Syrian authorities say they are committed to international mediator Kofi Annan’s April 12 ceasefire agreement, but reserve the right to respond to what they say are continued attacks by “terrorist groups”.

Hama is a particularly sensitive site for the opposition. Assad’s father, Hafez al-Assad, crushed an armed uprising in Hama 30 years ago, killing many thousands of people and flattening parts of Hama’s old city.

Elsewhere, the SOHR said that at least 17 civilians had been killed by government forces on Wednesday.

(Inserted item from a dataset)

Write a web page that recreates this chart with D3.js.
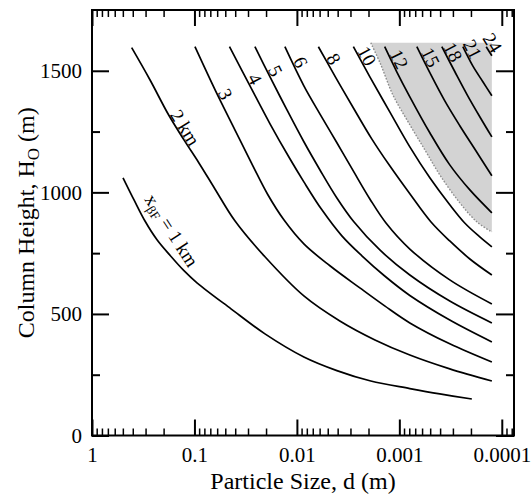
<!DOCTYPE html>
<html>
<head>
<meta charset="utf-8">
<script src="https://cdn.jsdelivr.net/npm/d3@7"></script>
<style>
body { margin: 0; background: #fff; }
text { font-family: "Liberation Serif", "Times New Roman", serif; }
</style>
</head>
<body>
<script>
// contour levels, x_BF in km
var levels = [1, 2, 3, 4, 5, 6, 8, 10, 12, 15, 18, 21, 24];

// each contour: particle size d (m) and column height H (m)
var size1 = [0.498, 0.389, 0.304, 0.232, 0.173, 0.1266, 0.0945, 0.044, 0.0205, 0.00855, 0.00407, 0.0019, 0.00079, 0.000403, 0.000196];
var height1 = [1060, 969, 882, 805, 741, 678, 628, 521, 418, 323, 267, 224, 193, 171, 150];
var size2 = [0.41, 0.272, 0.179, 0.1266, 0.0904, 0.0631, 0.0403, 0.0205, 0.00855, 0.00381, 0.00173, 0.00079, 0.000322, 0.000125];
var height2 = [1595, 1463, 1319, 1216, 1121, 1014, 883, 735, 574, 471, 393, 331, 274, 224];
var size3 = [0.0989, 0.0617, 0.0403, 0.0269, 0.0192, 0.0134, 0.00855, 0.00476, 0.00243, 0.00139, 0.00079, 0.000322, 0.000125];
var height3 = [1599, 1414, 1257, 1109, 990, 887, 788, 698, 607, 533, 463, 377, 302];
var size4 = [0.0455, 0.0287, 0.0183, 0.0117, 0.00855, 0.0057, 0.00364, 0.00232, 0.00139, 0.00079, 0.000322, 0.000125];
var height4 = [1599, 1438, 1282, 1138, 1043, 928, 821, 739, 656, 576, 475, 385];
var size5 = [0.0257, 0.0183, 0.0125, 0.00855, 0.00597, 0.00407, 0.00278, 0.00155, 0.00079, 0.000322, 0.000125];
var height5 = [1599, 1475, 1339, 1208, 1093, 977, 879, 763, 660, 553, 463];
var size6 = [0.0131, 0.00855, 0.00597, 0.00407, 0.00278, 0.00194, 0.00135, 0.00079, 0.000322, 0.000125];
var height6 = [1599, 1438, 1323, 1204, 1084, 973, 874, 767, 640, 541];
var size8 = [0.00617, 0.00416, 0.00278, 0.00186, 0.00124, 0.00079, 0.000493, 0.000322, 0.000205, 0.000125];
var height8 = [1599, 1471, 1344, 1220, 1109, 994, 879, 800, 726, 660];
var size10 = [0.00281, 0.00194, 0.00124, 0.00079, 0.000504, 0.000322, 0.00023, 0.000164, 0.000125];
var height10 = [1599, 1475, 1331, 1187, 1060, 949, 874, 817, 776];
var size12 = [0.00139, 0.00106, 0.00079, 0.000504, 0.000322, 0.000205, 0.000125];
var height12 = [1599, 1496, 1393, 1245, 1113, 1010, 916];
var size15 = [0.000675, 0.000504, 0.00036, 0.000257, 0.000179, 0.000125];
var height15 = [1599, 1492, 1376, 1274, 1171, 1068];
var size18 = [0.000385, 0.000287, 0.000215, 0.000164, 0.000125];
var height18 = [1599, 1496, 1397, 1311, 1228];
var size21 = [0.00024, 0.000192, 0.000153, 0.000125];
var height21 = [1599, 1520, 1455, 1397];
var size24 = [0.000142, 0.000125];
var height24 = [1599, 1562];

var sizes = [size1, size2, size3, size4, size5, size6, size8, size10, size12, size15, size18, size21, size24];
var heights = [height1, height2, height3, height4, height5, height6, height8, height10, height12, height15, height18, height21, height24];

// height (m) where each contour label sits
var labelHeights = [805, 1250, 1390, 1452, 1486, 1522, 1534, 1546, 1534, 1542, 1563, 1575, 1610];

// shaded region: dotted lower edge, closed at the top and at the right end of the contours
var shadeSize = [0.0019, 0.001516, 0.001157, 0.00079, 0.000564, 0.000403, 0.000257, 0.0001754, 0.000125];
var shadeHeight = [1615, 1525, 1401, 1278, 1175, 1072, 957, 879, 837];
var shadeTop = 1615;

// axes
var xMajor = [1, 0.1, 0.01, 0.001, 0.0001];
var xTickLabels = ["1", "0.1", "0.01", "0.001", "0.0001"];
var yMajor = [0, 500, 1000, 1500];
var yMinor = [250, 750, 1250];

var svg = d3.select("body").append("svg")
  .attr("width", 531)
  .attr("height", 496);

var plotLeft = 92, plotRight = 514, plotTop = 10, plotBottom = 435.5;

var x = d3.scaleLog().domain([1, 7.6e-5]).range([plotLeft, plotRight]);
var y = d3.scaleLinear().domain([0, 1750]).range([plotBottom, plotTop]);

var line = d3.line()
  .x(function(p) { return x(p[0]); })
  .y(function(p) { return y(p[1]); })
  .curve(d3.curveCatmullRom.alpha(0.5));

// gray region
var shadePts = shadeSize.map(function(d, i) { return [d, shadeHeight[i]]; });
var lastD = shadeSize[shadeSize.length - 1];
svg.append("path")
  .attr("d", line(shadePts) + "L" + x(lastD) + "," + y(shadeTop) + "Z")
  .attr("fill", "#d3d3d3")
  .attr("stroke", "none");
svg.append("path")
  .attr("d", line(shadePts))
  .attr("fill", "none")
  .attr("stroke", "#8c8c8c")
  .attr("stroke-width", 1.4)
  .attr("stroke-dasharray", "1.6,1.6");

// contours
var contours = levels.map(function(k, i) {
  return {level: k, pts: sizes[i].map(function(d, j) { return [d, heights[i][j]]; }), labelH: labelHeights[i]};
});

svg.append("g").selectAll("path")
  .data(contours)
  .enter()
  .append("path")
  .attr("d", function(c) { return line(c.pts); })
  .attr("fill", "none")
  .attr("stroke", "black")
  .attr("stroke-width", 1.7);

// find label spot along a contour (pixel space), offset to the upper right
function labelSpot(c, off) {
  var pts = c.pts.map(function(p) { return [x(p[0]), y(p[1])]; });
  var py = y(c.labelH);
  var i = 0;
  while (i < pts.length - 2 && pts[i + 1][1] < py) i++;
  var a = pts[i], b = pts[i + 1];
  var t = (py - a[1]) / (b[1] - a[1]);
  t = Math.max(0, Math.min(1, t));
  var ang = Math.atan2(b[1] - a[1], b[0] - a[0]);
  return {
    x: a[0] + t * (b[0] - a[0]) + off * Math.sin(ang),
    y: a[1] + t * (b[1] - a[1]) - off * Math.cos(ang),
    deg: ang * 180 / Math.PI
  };
}

var labels = svg.append("g").selectAll("text")
  .data(contours)
  .enter()
  .append("text")
  .attr("transform", function(c) {
    var s = labelSpot(c, c.level === 1 ? 11 : 1);
    return "translate(" + s.x + "," + s.y + ") rotate(" + s.deg + ")";
  })
  .attr("text-anchor", "middle")
  .attr("font-size", "19px")
  .attr("fill", "black");

labels.filter(function(c) { return c.level !== 1; })
  .text(function(c) { return c.level === 2 ? "2 km" : String(c.level); });

var lab1 = labels.filter(function(c) { return c.level === 1; });
lab1.append("tspan").text("x");
lab1.append("tspan").attr("font-size", "13px").attr("dy", 4).text("βF");
lab1.append("tspan").attr("dy", -4).text(" = 1 km");

// axes, ticks pointing inward
var xMinor = [];
for (var e = 1; e <= 5; e++) {
  for (var k = 2; k <= 9; k++) {
    var v = k * Math.pow(10, -e);
    if (v >= 7.6e-5) xMinor.push(v);
  }
}

function styleAxis(g, w) {
  g.select(".domain").remove();
  g.selectAll("line").attr("stroke", "black").attr("stroke-width", w);
  g.selectAll("text")
    .attr("font-family", "'Liberation Serif', 'Times New Roman', serif")
    .attr("font-size", "21px")
    .attr("fill", "black");
}

svg.append("g").attr("transform", "translate(0," + plotBottom + ")")
  .call(d3.axisBottom(x).tickValues(xMinor).tickSize(-7).tickFormat(""))
  .call(styleAxis, 1.5);
svg.append("g").attr("transform", "translate(0," + plotBottom + ")")
  .call(d3.axisBottom(x).tickValues(xMajor).tickSize(-16).tickPadding(12)
    .tickFormat(function(d, i) { return xTickLabels[i]; }))
  .call(styleAxis, 2);
svg.append("g").attr("transform", "translate(0," + plotTop + ")")
  .call(d3.axisTop(x).tickValues(xMinor).tickSize(-7).tickFormat(""))
  .call(styleAxis, 1.5);
svg.append("g").attr("transform", "translate(0," + plotTop + ")")
  .call(d3.axisTop(x).tickValues(xMajor).tickSize(-16).tickFormat(""))
  .call(styleAxis, 2);

svg.append("g").attr("transform", "translate(" + plotLeft + ",0)")
  .call(d3.axisLeft(y).tickValues(yMajor).tickSize(-17).tickPadding(10).tickFormat(d3.format("d")))
  .call(styleAxis, 2);
svg.append("g").attr("transform", "translate(" + plotLeft + ",0)")
  .call(d3.axisLeft(y).tickValues(yMinor).tickSize(-8).tickFormat(""))
  .call(styleAxis, 2);
svg.append("g").attr("transform", "translate(" + plotRight + ",0)")
  .call(d3.axisRight(y).tickValues(yMajor).tickSize(-18).tickFormat(""))
  .call(styleAxis, 2);
svg.append("g").attr("transform", "translate(" + plotRight + ",0)")
  .call(d3.axisRight(y).tickValues(yMinor).tickSize(-8).tickFormat(""))
  .call(styleAxis, 2);

// frame
svg.append("rect")
  .attr("x", plotLeft).attr("y", plotTop)
  .attr("width", plotRight - plotLeft).attr("height", plotBottom - plotTop)
  .attr("fill", "none")
  .attr("stroke", "black")
  .attr("stroke-width", 2);

// axis titles
svg.append("text")
  .attr("x", (plotLeft + plotRight) / 2)
  .attr("y", 489)
  .attr("text-anchor", "middle")
  .attr("font-size", "24px")
  .text("Particle Size, d (m)");

var yt = svg.append("text")
  .attr("transform", "translate(34," + (plotTop + plotBottom) / 2 + ") rotate(-90)")
  .attr("text-anchor", "middle")
  .attr("font-size", "24px");
yt.append("tspan").text("Column Height, H");
yt.append("tspan").attr("font-size", "17px").attr("dy", 5).text("O");
yt.append("tspan").attr("dy", -5).text(" (m)");
</script>
</body>
</html>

Four security personnel were also killed, reports indicated.

The government, meanwhile, said that a scurity officer had been killed by a roadside bomb in northwestern Syria, and that a similar bomb in Aleppo province had wounded three people, in Wednesday’s violence.

Al Jazeera is unable to independently verify reports of deaths in Syria due to strict government restrictions on journalists.

French demand

In a separate development on Thursday, the International Committee of the Red Cross confirmed that a volunteer with the Syrian Arab Red Crescent was shot dead and three others were wounded in the town of Douma, on the outskirts of Damascus, on Tuesday.

“We are saddened and extremely shocked by the death of Mohammed al-Khadraa,” Dr Abdul Rahman al-Attar, the president of the Syrian Arab Red Crescent, said in a statement released on Thursday. “This is the third fatal incident involving the Red Crescent in less than eight months.”

Khadraa was shot and killed on Tuesday in a vehicle clearly marked with the Red Crescent emblem, the statement said. The state news agency reported that Khadraa had been shot by members of an “armed terrorist group”.

UN observers have been visiting Douma, where activists say they have come under intense gunfire from government forces, for the last three days.

In another development, the French foreign minister has said the UN Security Council should consider military action in Syria if an international peace plan fails to stop the violence.

Alain Juppe also demanded that 300 UN observers – authorised to go to Syria – be deployed within 15 days. He said Paris would consider peace envoy Kofi Annan’s scheduled report on May 5 as a deadline for Damascus to comply with the plan.

“We think this mediation should be given a chance, on the condition that the deployment of the observer mission happens quickly,” Juppe said after a meeting with Syrian dissidents at his ministry.

Juppe said that Annan’s report on May 5 on the state of the UN-backed ceasefire would be “a moment of truth: Either this mediation is working, or it isn’t.

“We cannot allow ourselves to be ignored by the regime in place which has adhered to none of the six points of the Kofi Annan [UN peace] plan. We’d have to move into a new phase”.

Juppe said France had been discussing with other world powers the prospect of invoking Chapter 7 of the UN Charter, which allows for action that could be militarily enforceable.